I am trying to scrape store information from the individual store specific urls for a particular chain. I am using R
I started by testing my scrape and got an error saying that
Error in mutate(., names = c("Name", "Address", "Phone")) : Caused by error: !
names
must be size 4 or 1, not 3.
So I attempted to fix it by adding a "drop column" which worked.
When I tried to run the for loop it switches between saying it needs either 3 or 4 columns, whichever one that loop is not using. Please see the code below
Here are the steps I have taken and what the output is:
Initial Test
library(rvest)
library(dplyr)
library(tidyr)
trial_urls_1 <- "https://www.sprouts.com/store/co/lakewood/fairfield-commons/"
urls_1 <- trial_urls_1 %>%
read_html() %>%
html_elements(".store-details :nth-child(2)") %>%
html_text() %>%
tibble() %>%
rename(info = ".") %>%
unnest(col = info) %>%
mutate(names = c("Name", "Address", "Phone")) %>% #I get an error saying the scrape is yielding 4 columns. This is what seems to give the error in the for loop
pivot_wider(names_from = names,
values_from = info )
urls_1
Error:
Error in `mutate()`:
ℹ In argument: `names = c("Name", "Address", "Phone")`.
Caused by error:
! `names` must be size 4 or 1, not 3.
Backtrace:
1. ... %>% pivot_wider(names_from = names, values_from = info)
10. dplyr:::dplyr_internal_error(...)
Error in mutate(., names = c("Name", "Address", "Phone")) :
Caused by error:
! `names` must be size 4 or 1, not 3.
Test 2 (that works!):
urls_2 <- trial_urls_1 %>%
read_html() %>%
html_elements(".store-details :nth-child(2)") %>%
html_text() %>%
tibble() %>%
rename(info = ".") %>%
unnest(col = info) %>%
mutate(names = c("Name", "Address", "Phone", "drop")) %>% #without drop I get an error saying the scrape is yielding 4 columns. This is what seems to give the error in the for loop
pivot_wider(names_from = names,
values_from = info ) %>%
select(-drop)
urls_2
For loop with the 4 column names
#blank list
store_info_2 <- list()
#loop over all_store_urls
for (i in 1:length(all_store_urls)){
store_info_2[[i]] <- all_store_urls[i] %>%
read_html() %>%
html_elements(".store-details :nth-child(2)") %>%
html_text() %>%
tibble() %>%
rename(info = ".") %>%
unnest(col = info) %>%
mutate(names = c("Name", "Address", "Phone", "drop")) %>% #without drop I get an error saying the scrape is yielding 4 columns. This is what seems to give the error in the for loop
pivot_wider(names_from = names,
values_from = info )
}
Which yields this error:
Error in `mutate()`:
ℹ In argument: `names = c("Name", "Address", "Phone", "drop")`.
Caused by error:
! `names` must be size 3 or 1, not 4.
Backtrace:
1. ... %>% pivot_wider(names_from = names, values_from = info)

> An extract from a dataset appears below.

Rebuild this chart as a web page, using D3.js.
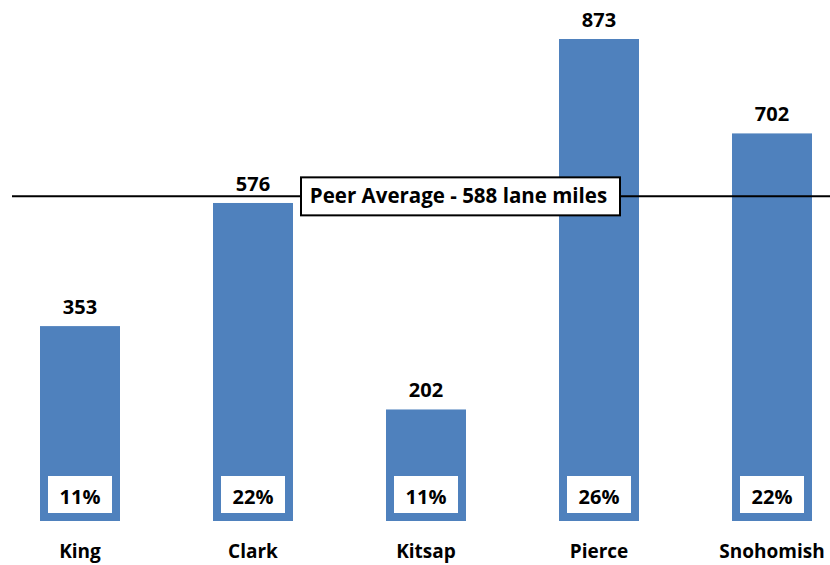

10. dplyr:::dplyr_internal_error(...)
so I reverted to 3 names and the same happened:
store_info_1 <- list()
#loop over all_store_urls
for (i in 1:length(all_store_urls)){
store_info_1[[i]] <- all_store_urls[i] %>%
read_html() %>%
html_elements(".store-details :nth-child(2)") %>%
html_text() %>% #extract link
tibble() %>%
rename(info = ".") %>%
unnest(col = info) %>%
mutate(names = c("Name", "Address", "Phone")) %>% #without drop I get an error saying the scrape is yielding 4 columns. This is what seems to give the error in the for loop
pivot_wider(names_from = names,
values_from = info )
}
Error:
Error in `mutate()`:
ℹ In argument: `names = c("Name", "Address", "Phone")`.
Caused by error:
! `names` must be size 4 or 1, not 3.
Backtrace:
1. ... %>% pivot_wider(names_from = names, values_from = info)
10. dplyr:::dplyr_internal_error(...)
What am I missing?
For included example page your CSS selector (.store-details :nth-child(2)
) returns 4 elements:
library(rvest)
trial_urls_1 <- "https://www.sprouts.com/store/co/lakewood/fairfield-commons/"
html <- read_html(trial_urls_1)
html |>
html_elements(".store-details :nth-child(2)")
#> {xml_nodeset (4)}
#> [1] <h1>Lakewood</h1>
#> [2] <a href="https://www.google.com/maps/search/?api=1&query=39.716896%2C ...
#> [3] <a href="tel:303-957-9276" role="button" tabindex="0" aria-hidden="false" ...
#> [4] <br>
But it's quite loose and can easily return a different number of elements for some other store you are testing with (e.g. 2 for https://www.sprouts.com/store/co/littleton/belleview-ave/ and 3 for https://www.sprouts.com/store/co/denver/central-park-blvd/ ). The approach where you expect to get a 4x1 tibbble so you could add a column with 4 items does not seem to be too robust ..
I'd rather aim for explicit selectors for each extracted bit, this way the output shape is always fixed. If there are pages where some selectors are left without a match, that item / column would still be present, just filled with NA as shown here by using .store-details .not-present
:
list(
Name = html_element(html, ".store-details h1"),
Address = html_element(html, ".store-details .store-address"),
Phone = html_element(html, ".store-details .store-phone"),
Missing = html_element(html, ".store-details .not-present")
) |>
lapply(html_text2) |>
tibble::as_tibble()
#> # A tibble: 1 × 4
#> Name Address Phone Missing
#> <chr> <chr> <chr> <chr>
#> 1 Lakewood "Fairfield Commons\n98 Wadsworth Blvd. Lakewood, CO 80… 303-… <NA>